Osmanlı hanım sultanları İtalyan Ressam Lithian Ricci’nin fırçasında üç boyutlu olarak sanatseverlere sunuluyor. Tarih okumaları ve sultan hayatlarını okuyan Ricci, kendi kurguladığı on hanım sultanı, rüyaları ve mürekkep ve ahşap çalışmalarıyla “Esinti” adlı sergide birleştirdi. Küratörlüğünü Yasemin Aslan Bakiri’nin üstlendiği sergi, Üsküdar Nevmekan Sahil Nev Galeri’de başladı ve 5 Ocak 2020 tarihine kadar görülebilir. 2013’te bir sergi için aylarca çalıştığı İstanbul’u çok seven Ricci, burada yaşamaya karar vermiş. Şimdilerde Milano ile Balat arasında yaşıyor. Modern figüratif resmin temsilcisi Ricci ile sergi üzerine konuştuk.
Çok doğal bir süreçte sanatla tanıştım. Annem zaten ressamdı, küçük yaşlarda resim yapmaya başladım. Mimarlık eğitimi aldım ama resme devam ettim. Arkadaşlarımın portrelerini yapıyordum arada. Bir gün galerici biriyle tanıştım ve benim işlerimi değerlendirmek istedi. Ben de ciddiye alıp resmi iş olarak devam ettirdim. Seçim yapmam gerekiyordu ve mimarlığı bıraktım.
Etkilendiğim, beni değiştiren birçok isim var. Rafael öncesi akımı söyleyebilirim. Her baktığım eser beni bir parça da olsa etkiler. Günümüzden de Kiki Smith’i söyleyebilirim.

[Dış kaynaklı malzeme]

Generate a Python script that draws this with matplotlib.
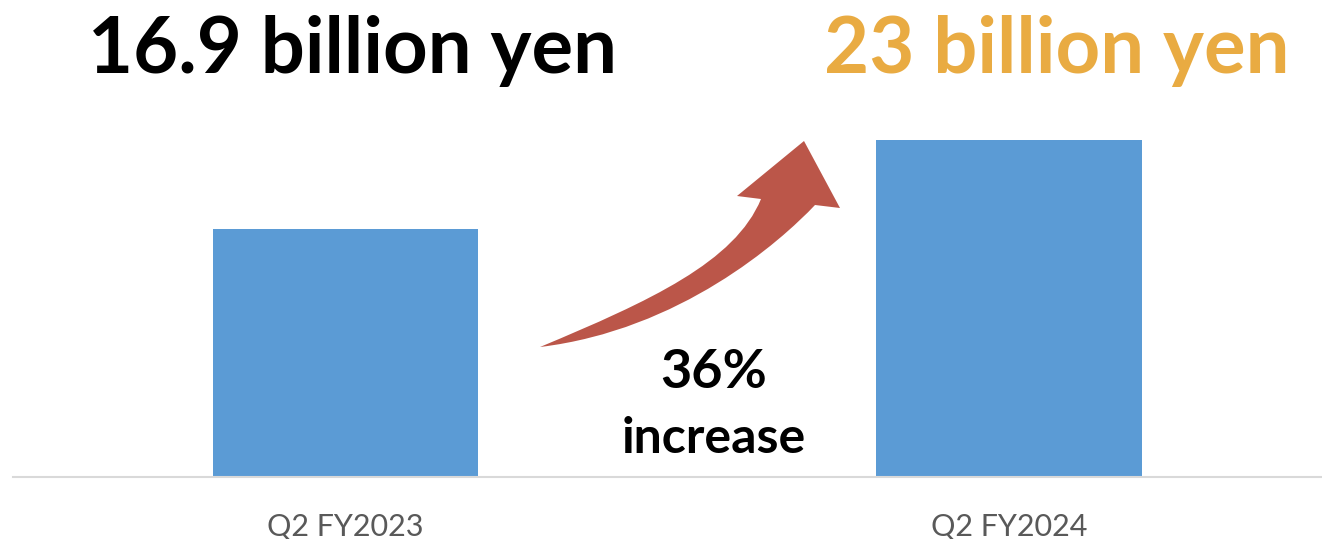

Bu sergide çok araştırma yaptım. Osmanlı hanım sultanlarının hem hayatlarını hem portrelerini araştırdım. İlginç olaylar, değişik hayatlarla karşılaştım. Osmanlı tarihi beni çok etkiledi. Çok uzun bir imparatorluk olduğu için etkileri, bugün de devam ediyor. Mihrimah, Hürrem gibi isimler öne çıksa da hepsinin tarihi yerini inceledim. Hanım sultanları araştırdıktan sonra portreler için çalışırken kendi yorumumu kattım. Çünkü sadece kıyafet, aksesuar, dekorun öne çıkmasını istemedim. Çizdiğim hanımların duygusunu da yüklemek istedim. Gözleri, bakışları benim için çok önemliydi. Onlara ruh vermek, duygusal bir yöne işaret etmek istedim.
İkonalar beni çok etkiledi. Dini karakterlerin, figürlerin, kutsal sayılan ikonlar önden, sağdan, soldan bakıldığında farklı bir imaj görülür. Ben de resimlerimde her açıdan farklı bir imaj vermek istedim. Resmin etrafında dolaşırken aldığımız duygu, bu teknik sayesinde normal bir portreden farklı olacak. Ressam olarak düz yüzeylerden keyif almıyorum. Boyut kattığımda karşı tarafa daha iyi algılatabileceğimi düşünüyorum. Tek bir resim yerine, vermek istediğim duyguyu katmanlı bir şekilde veriyorum.
Resimlere başlamadan önce tarihi okumalar yaptım. Önce hanımları çizdim. Bu hanımlara uyacak farklı formları, mekanları yüklemeye çalıştım.
Kesin bir tanımım yok. Her projede, her eserde farklı bir etkileşim yaşıyorum. Gençliğimde ise gördüğüm rüyaları uyanır uyanmaz yazardım. Daha sonra da rüyalarımı resme dökerdim. Opera sanatçıları, hayvanları konu aldığım çeşitli sergilerim oldu.
Üsküdar, tarihi geçmişi olan bir yer. Galeri yerini gördüğümde proje kafamda oluşmaya başlamıştı. Oradaki müze ortamı, tarihi kıyafet, aksesuarlarla birlikte resimlerimle sanatseverlerin bir bağlantı kurmasını isterim. Esinlendiğiniz şeyler, bazen olmuş olaylardan da olabiliyor. Örneğin Hürrem Sultan’ın farklı bir ülkeden, kültürden gelip sarayda söz sahibi olabilecek konuma gelmesi beni etkiliyor.
Hayvanları çok seviyorum. Hayvanların vahşi bir yapısı olsa da içlerinde doğal bir ruh var. Onlara çok özeniyorum çünkü çok basit ve özgür düşünüyorlar. Bir keresinde bir ormandaydım ve karşıma bir geyik çıktı. Onun gözlerinin içine baktım. Ne kadar derin baktığını ve bana ne akdar derin hissettirdiğini anladım. İnsan gözünde bazı şeyler kaybolmuş. Hayvanların gözünde, insanların kaybettiği bir dünya var.